Best Practices for Staying Compliant
Here are the core principles that separate successful, sustainable outreach from campaigns that get shut down:
Stay 20-30% Below Stated Limits
If the limit is 500 DMs per day, keep your target at 350-400. This buffer protects you from edge cases and keeps you in the "clearly legitimate" zone rather than pushing the boundary.
Mix Automation with Manual Activity
Accounts that combine automated outreach with genuine manual engagement (likes, comments, retweets) look more authentic and attract less scrutiny from abuse systems.
Maintain Realistic Engagement Patterns
Humans don't send 500 DMs in 10 minutes. They don't follow 600 people at exactly the same 30-second interval. Use randomized delays and variable patterns to mimic realistic behavior.
Build Account History Before Aggressive Outreach
New accounts face stricter limits and more scrutiny. If possible, establish a 2-4 week history of normal use before launching large-scale outreach campaigns.
Respond to Twitter's Signals
If Twitter prompts you to verify your account, do it immediately.
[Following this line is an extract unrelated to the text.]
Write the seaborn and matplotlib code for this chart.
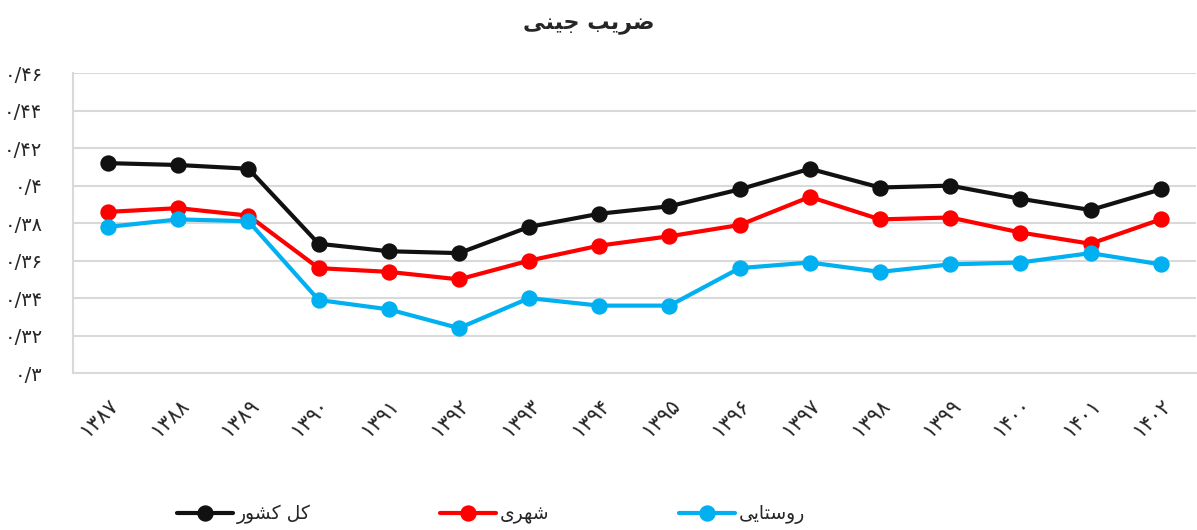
import seaborn as sns
import pandas as pd
import matplotlib.pyplot as plt

years = ['۱۳۸۷', '۱۳۸۸', '۱۳۸۹', '۱۳۹۰', '۱۳۹۱', '۱۳۹۲', '۱۳۹۳', '۱۳۹۴',
         '۱۳۹۵', '۱۳۹۶', '۱۳۹۷', '۱۳۹۸', '۱۳۹۹', '۱۴۰۰', '۱۴۰۱', '۱۴۰۲']
total = [0.412, 0.411, 0.409, 0.369, 0.365, 0.364, 0.378, 0.385,
         0.389, 0.398, 0.409, 0.399, 0.400, 0.393, 0.387, 0.398]
urban = [0.386, 0.388, 0.384, 0.356, 0.354, 0.350, 0.360, 0.368,
         0.373, 0.379, 0.394, 0.382, 0.383, 0.375, 0.369, 0.382]
rural = [0.378, 0.382, 0.381, 0.339, 0.334, 0.324, 0.340, 0.336,
         0.336, 0.356, 0.359, 0.354, 0.358, 0.359, 0.364, 0.358]
series_names = ['کل کشور', 'شهری', 'روستایی']
title_text = 'ضریب جینی'
yticks = [0.30, 0.32, 0.34, 0.36, 0.38, 0.40, 0.42, 0.44, 0.46]
ytick_labels = ['۰/۳', '۰/۳۲', '۰/۳۴', '۰/۳۶', '۰/۳۸', '۰/۴', '۰/۴۲', '۰/۴۴', '۰/۴۶']
colors = ['#111111', '#ff0000', '#00b0f0']

# matplotlib has no arabic shaping, so pick presentation forms by hand
FORMS = {
    'ض': ('\uFEBD', '\uFEBE', '\uFEBF', '\uFEC0'),
    'ر': ('\uFEAD', '\uFEAE', None, None),
    'ی': ('\uFBFC', '\uFBFD', '\uFBFE', '\uFBFF'),
    'ب': ('\uFE8F', '\uFE90', '\uFE91', '\uFE92'),
    'ج': ('\uFE9D', '\uFE9E', '\uFE9F', '\uFEA0'),
    'ن': ('\uFEE5', '\uFEE6', '\uFEE7', '\uFEE8'),
    'ک': ('\uFB8E', '\uFB8F', '\uFB90', '\uFB91'),
    'ل': ('\uFEDD', '\uFEDE', '\uFEDF', '\uFEE0'),
    'ش': ('\uFEB5', '\uFEB6', '\uFEB7', '\uFEB8'),
    'و': ('\uFEED', '\uFEEE', None, None),
    'ه': ('\uFEE9', '\uFEEA', '\uFEEB', '\uFEEC'),
    'س': ('\uFEB1', '\uFEB2', '\uFEB3', '\uFEB4'),
    'ت': ('\uFE95', '\uFE96', '\uFE97', '\uFE98'),
    'ا': ('\uFE8D', '\uFE8E', None, None),
}


def shape(text):
    out = []
    for i, ch in enumerate(text):
        if ch not in FORMS:
            out.append(ch)
            continue
        prev = text[i - 1] if i > 0 else ''
        nxt = text[i + 1] if i + 1 < len(text) else ''
        join_prev = prev in FORMS and FORMS[prev][2] is not None
        join_next = nxt in FORMS and FORMS[ch][2] is not None
        iso, fin, ini, med = FORMS[ch]
        if join_prev and join_next:
            out.append(med)
        elif join_prev:
            out.append(fin)
        elif join_next:
            out.append(ini)
        else:
            out.append(iso)
    return ''.join(out)[::-1]


rows = []
for name, vals in zip(series_names, [total, urban, rural]):
    for y, v in zip(years, vals):
        rows.append({'year': y, 'value': v, 'series': name})
df = pd.DataFrame(rows)

sns.set_style('white')
plt.rcParams['font.family'] = ['DejaVu Sans']

fig = plt.figure(figsize=(11.97, 5.30), dpi=100)
ax = fig.add_axes([0.061, 0.296, 0.938, 0.566])

sns.pointplot(data=df, x='year', y='value', hue='series', order=years,
              hue_order=series_names, palette=colors, markers='o',
              linestyles='-', markersize=9.5, linewidth=3, ax=ax)

ax.set_ylim(0.30, 0.46)
ax.set_yticks(yticks)
ax.set_yticklabels(ytick_labels, fontsize=14)
ax.set_xticks(range(len(years)))
ax.set_xticklabels(years, rotation=45, ha='right', rotation_mode='anchor', fontsize=15)
ax.tick_params(axis='y', length=0, pad=22)
ax.tick_params(axis='x', length=0, pad=16)
ax.set_xlabel('')
ax.set_ylabel('')
ax.yaxis.grid(True, color='#d9d9d9', linewidth=1.5)
ax.set_axisbelow(True)
for side in ['top', 'right']:
    ax.spines[side].set_visible(False)
for side in ['left', 'bottom']:
    ax.spines[side].set_color('#d9d9d9')
    ax.spines[side].set_linewidth(1.5)

fig.text(0.492, 0.952, shape(title_text), ha='center', va='center',
         fontsize=16, fontweight='bold')

handles, _ = ax.get_legend_handles_labels()
ax.get_legend().remove()
fig.legend(handles[:3], [shape(s) for s in series_names], loc='center',
           bbox_to_anchor=(0.41, 0.03), ncol=3, frameon=False, fontsize=13.5,
           handlelength=3.0, columnspacing=6.9, handletextpad=0.2)

fig.savefig('out.png', dpi=100)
If you get a warning about unusual activity, pull back your automation volume. Ignoring these signals is what leads to account suspension.
Scaling Responsibly: The Path Forward
The teams that build the most successful Twitter outreach operations aren't the ones pushing limits to their absolute maximum-they're the ones that understand the constraints and build within them.
Here's the reality: one account sending 400 high-quality DMs per day with thoughtful personalization will outperform 10 accounts each sending 500 low-quality, generic messages. Quality and sustainability always win over volume and risk.
If you need to scale beyond what a single account can deliver under API limits, the answer is better processes, better targeting, and better messaging-not pushing harder on a single account and hoping you don't get caught.
For a complete framework on this, check out our guide to Growth Strategy for X Automation: Scale Safely Without Getting Banned.
Takeaway: Work With Limits, Not Against Them
Twitter API limits aren't your enemy. They're constraints that, when understood and respected, actually help you build better, more sustainable growth campaigns.
Remember:
- Understand the specific limits that affect your outreach (DM limits, search limits, follow limits)
- Implement smart throttling to spread activity naturally throughout the day
- Use multiple accounts strategically, but carefully
- Monitor your rate limit status and stay comfortably below hard limits
- Prioritize quality over volume and sustainability over speed
When you build your strategy with these principles in mind, you'll not only avoid account restrictions-you'll build a more scalable, profitable outreach engine that actually converts.